The goal for Signs of a Gay Husband-Identifying Closeted Gay Husband Behaviors is to empower women to move forward with their lives. Coming to terms with the painful outcome of our marriages we can move forward with grace, love, and dignity. Offering hope to others going through the same experience.
If you are just finding out, in the beginning you will not want to believe it. When I heard my soon to be ex-husband made sexual advances to a man we both know, he denied it and I so wanted to believe him. It took me a year to really accept this. I was in denial.
After my divorce it felt as though I was coming out of a fog. He was no longer around to make me doubt myself. This opened the door for me to examine the marriage. My ex-husband was the push you away, then pull you back type. He had done this throughout our marriage. As our marriage was coming to an end, he was trying to keep the door open. I think he wanted to lure me back, in case his new life did not work out. As I was leaving he said we could get back together in the future, even if there was someone new in my life. The arrogance of his statement is beyond words. When I moved away talking to him on the phone, he asked me to find us an apartment. I told him I would never live with him again. He played so many mind games.
I wanted answers, the answers were not going to come from him. When I questioned him, he broke all contact. I wanted to read all I could about closeted gay husband behaviors. I found out closeted gay men married to women have many behaviors in common. I joined a support group for women who are dealing with these same issues. The women in the group and I had many of the same experiences with our husbands.
It’s only natural as human beings we want to avoid painful situations. There was no way around this. I had to face the painful facts. It took me two years to process a marriage which lasted twenty two years, with so many behaviors that did not make sense at the time. Knowing that he is gay is the only explanation that made any sense. I knew in my heart he is gay, but on another level it was hard to accept. It was hard to see him as a gay man, as he pretended to be straight for so many years. I was finally able to see him as a gay man. Then I felt stupid for not seeing it. I blamed myself for not seeing the obvious.

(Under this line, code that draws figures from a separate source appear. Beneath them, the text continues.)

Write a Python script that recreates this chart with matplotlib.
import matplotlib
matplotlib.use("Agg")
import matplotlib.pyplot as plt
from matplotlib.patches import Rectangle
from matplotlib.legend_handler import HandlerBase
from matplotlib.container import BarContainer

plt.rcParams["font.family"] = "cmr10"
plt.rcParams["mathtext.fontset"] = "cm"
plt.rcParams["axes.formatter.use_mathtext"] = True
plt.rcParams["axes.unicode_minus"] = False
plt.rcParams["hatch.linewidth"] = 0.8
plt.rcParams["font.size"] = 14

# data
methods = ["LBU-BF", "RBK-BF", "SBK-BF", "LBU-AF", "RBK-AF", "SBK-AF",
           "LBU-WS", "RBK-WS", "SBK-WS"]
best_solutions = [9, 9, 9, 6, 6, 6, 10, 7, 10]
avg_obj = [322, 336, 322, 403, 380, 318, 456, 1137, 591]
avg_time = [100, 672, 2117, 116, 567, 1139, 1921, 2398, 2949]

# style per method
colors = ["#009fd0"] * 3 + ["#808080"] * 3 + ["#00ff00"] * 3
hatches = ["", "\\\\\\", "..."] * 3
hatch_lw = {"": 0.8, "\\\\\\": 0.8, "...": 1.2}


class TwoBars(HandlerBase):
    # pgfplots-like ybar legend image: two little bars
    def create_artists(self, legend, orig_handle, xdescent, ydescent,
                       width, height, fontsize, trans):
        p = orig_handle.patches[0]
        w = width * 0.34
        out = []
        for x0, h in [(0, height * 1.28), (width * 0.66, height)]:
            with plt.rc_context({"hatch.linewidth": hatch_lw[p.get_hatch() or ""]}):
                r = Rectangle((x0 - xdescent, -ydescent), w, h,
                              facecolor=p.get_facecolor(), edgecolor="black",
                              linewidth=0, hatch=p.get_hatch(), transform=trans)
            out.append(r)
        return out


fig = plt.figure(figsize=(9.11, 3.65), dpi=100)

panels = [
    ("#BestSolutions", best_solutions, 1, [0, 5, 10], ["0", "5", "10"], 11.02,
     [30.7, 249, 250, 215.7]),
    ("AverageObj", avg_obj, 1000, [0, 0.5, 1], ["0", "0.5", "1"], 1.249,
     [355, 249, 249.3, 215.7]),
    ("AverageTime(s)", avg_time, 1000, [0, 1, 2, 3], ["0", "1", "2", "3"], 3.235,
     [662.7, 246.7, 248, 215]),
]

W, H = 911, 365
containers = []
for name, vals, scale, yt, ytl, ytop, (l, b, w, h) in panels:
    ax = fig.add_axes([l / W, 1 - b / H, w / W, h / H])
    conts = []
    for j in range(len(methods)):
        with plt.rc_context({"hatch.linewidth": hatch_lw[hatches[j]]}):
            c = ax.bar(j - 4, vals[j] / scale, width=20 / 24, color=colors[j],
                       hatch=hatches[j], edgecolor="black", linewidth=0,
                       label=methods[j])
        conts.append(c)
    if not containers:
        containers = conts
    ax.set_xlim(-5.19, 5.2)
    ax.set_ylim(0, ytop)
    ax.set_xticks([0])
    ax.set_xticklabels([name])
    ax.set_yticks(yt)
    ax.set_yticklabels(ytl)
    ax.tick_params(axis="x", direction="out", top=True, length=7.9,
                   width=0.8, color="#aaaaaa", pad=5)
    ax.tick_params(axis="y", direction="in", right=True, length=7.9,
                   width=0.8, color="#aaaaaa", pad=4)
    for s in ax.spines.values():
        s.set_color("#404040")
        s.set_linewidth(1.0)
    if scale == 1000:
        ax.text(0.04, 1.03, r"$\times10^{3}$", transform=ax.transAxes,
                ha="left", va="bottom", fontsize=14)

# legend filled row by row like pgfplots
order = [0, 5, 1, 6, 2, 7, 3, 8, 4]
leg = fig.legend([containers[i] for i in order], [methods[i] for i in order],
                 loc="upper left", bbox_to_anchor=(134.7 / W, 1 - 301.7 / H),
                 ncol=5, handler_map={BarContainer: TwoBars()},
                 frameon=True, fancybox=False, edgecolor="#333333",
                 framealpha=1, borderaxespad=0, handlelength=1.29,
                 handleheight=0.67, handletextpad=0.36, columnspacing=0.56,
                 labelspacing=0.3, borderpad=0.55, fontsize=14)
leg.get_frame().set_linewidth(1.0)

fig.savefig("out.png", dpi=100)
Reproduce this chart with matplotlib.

Acknowledging he is gay replaced all my memories with the truth. He never loved me. I was only a cover. This is why he would disappear, he was going to meet men. This is why he was always on the computer. This is why he was so protective of his privacy. This is why I found gay porn. This is why he had a craigslist account. This is why he was never interested in sex with me. This is why he said he could no longer function sexually. I had many ah ha moments.
We are left to grieve the marriage. We grieve for a husband that never existed. In the beginning while going through this grief you will miss your husband, even if he was unkind. You will miss your home, miss your family, miss your life. Many gay husbands move on without ever admitting they are gay. Some move on into new marriages with women. This will bring up more doubt about yourself and why the marriage did not work out with you. Still struggling with self doubt, you have to know his new relationship is based on a lie, the same as in your marriage. The outcome of this new relationship will not work out any better. Another life ruined, another life destroyed. One day she will join the ranks of the straight wives club. Then you wonder if you should warn her. I can’t answer this one. It is up to each individual. I can only say I wish someone would have warned me.
Many question how long it will take to get over this and finally move on. I have read to give yourself a year for every five years you were married. There is no time limit on grief. Everyone is different. Life situations are different. I can tell you how it has been for me. I was married twenty two years and this January 2016 will mark the four year anniversary of my departure from the marriage. Today I celebrate a new anniversary. As my divorce became final I thought oh give me a year and I will be passed this. Then two years passed, no I was not through the pain of it all. Then one day out of the clear blue I realized I did not care anymore. I did not care if he was with a man or a woman. I no longer needed a confession, or an apology from him. We all come out of this. I would rather live in truth no matter how painful it is to know, understand, and come to terms with. I think it depends on your situation if he admitted he is gay, I think it gives closure, but then you see him move on with a man. If you have children, you still have to see him. Women with children not only hurt for themselves, they hurt for their children too. I think women with children suffer the most. I have grown children, but they are not by my gay ex-husband. My ex-husband and I have not seen or spoken to each other in over three years.
I have read to give yourself a year before dating again. I agree with this and highly recommend it. There are many things I had to learn about myself in this process. Why did I marry a gay man? Why did I marry two abusive men? Why did I seem to attract a certain type? Take this time to learn about yourself. I also found reading and writing helpful. It helped me process the pain. Keep a journal. Learn to love and care for yourself. Many of us straight wives are care givers by nature, we tend to put the needs of others ahead of our own. We can no longer afford to do this. I believe we all move past the pain, coming out of this with a better awareness about ourselves, and what is important in our lives.
There are no set rules on grief. Give yourself all the time you need. Don’t compare your progress to another persons, because every situation is different. I believe these divorces take longer to heal from because of the betrayal and in many cases abuse. This is not a typical divorce where two people grew apart, or could not get along. Join a support group. These women understand like no one else can. They help you work through all the unanswered questions. Most of all be kind and patient with yourself. Know you are not alone.